What you need to do is consider the graphs for both parts. The graph for y=x^2-12 is simply a smiley face that crosses the y-axis at the point (0,-12). But since its the modulus that you care about, the bottom half of the graph is reflected in the x-axis. So now the graph y=lx^2-12l crosses the y-axis at the point (0,12). Now you need to consider y=x. Its simply a straight line that crosses the origin. Therefore, combining these two graphs together gives you an intersection in the modulus of x^2-12. So its -(x^2-12)=x This means the quadratic is x^2+x-12=0. Which gives you x=-4 and x=3. Using the graph you can see that the intersection at x=-4 is reflected. Therefore this root is actually supposes to be x=4.

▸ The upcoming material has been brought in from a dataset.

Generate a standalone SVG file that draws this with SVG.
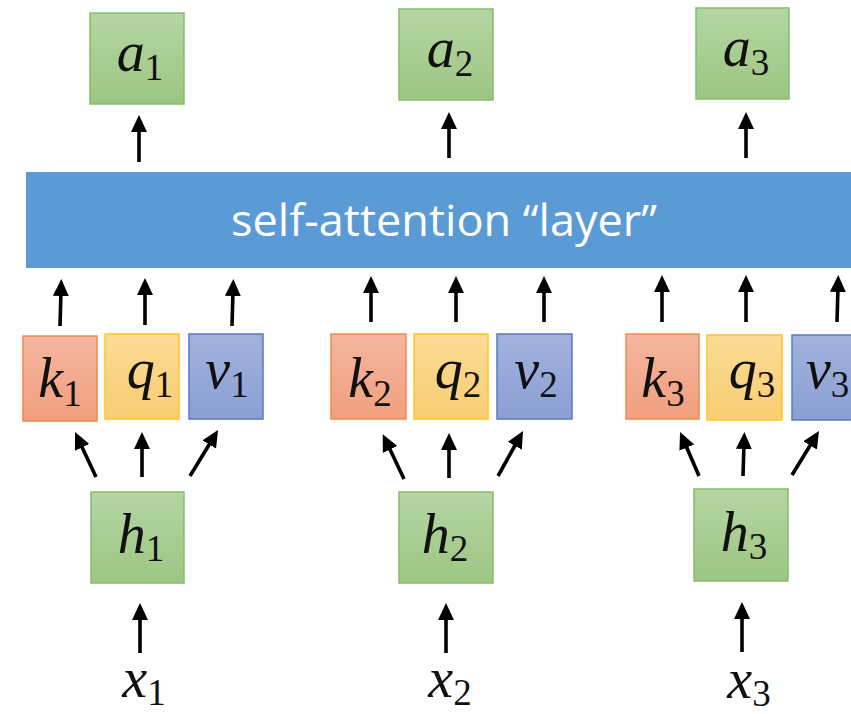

I dont know about x=-4 transforming to x=4. But when you sketch y=modulus x^2-12 and y=x on the same diagram you will see that there are only 2 points where they cross which are occupied above the positive side of the x axis when i solve it x^2-12=x u get the 4 and when you solve -(x^2-12)=x u get ur 3 which is the second value what ur looking for

I dont know about x=-4 transforming to x=4. But when you sketch y=modulus x^2-12 and y=x on the same diagram you will see that there are only 2 points where they cross which are occupied above the positive side of the x axis when i solve it x^2-12=x u get the 4 and when you solve -(x^2-12)=x u get ur 3 which is the second value what ur looking for

When you deduct x from both sides to make it equal zero, the x on the LHS is negative though? That's what I thought.

I had x^2-x-12 and used the quadratic formula.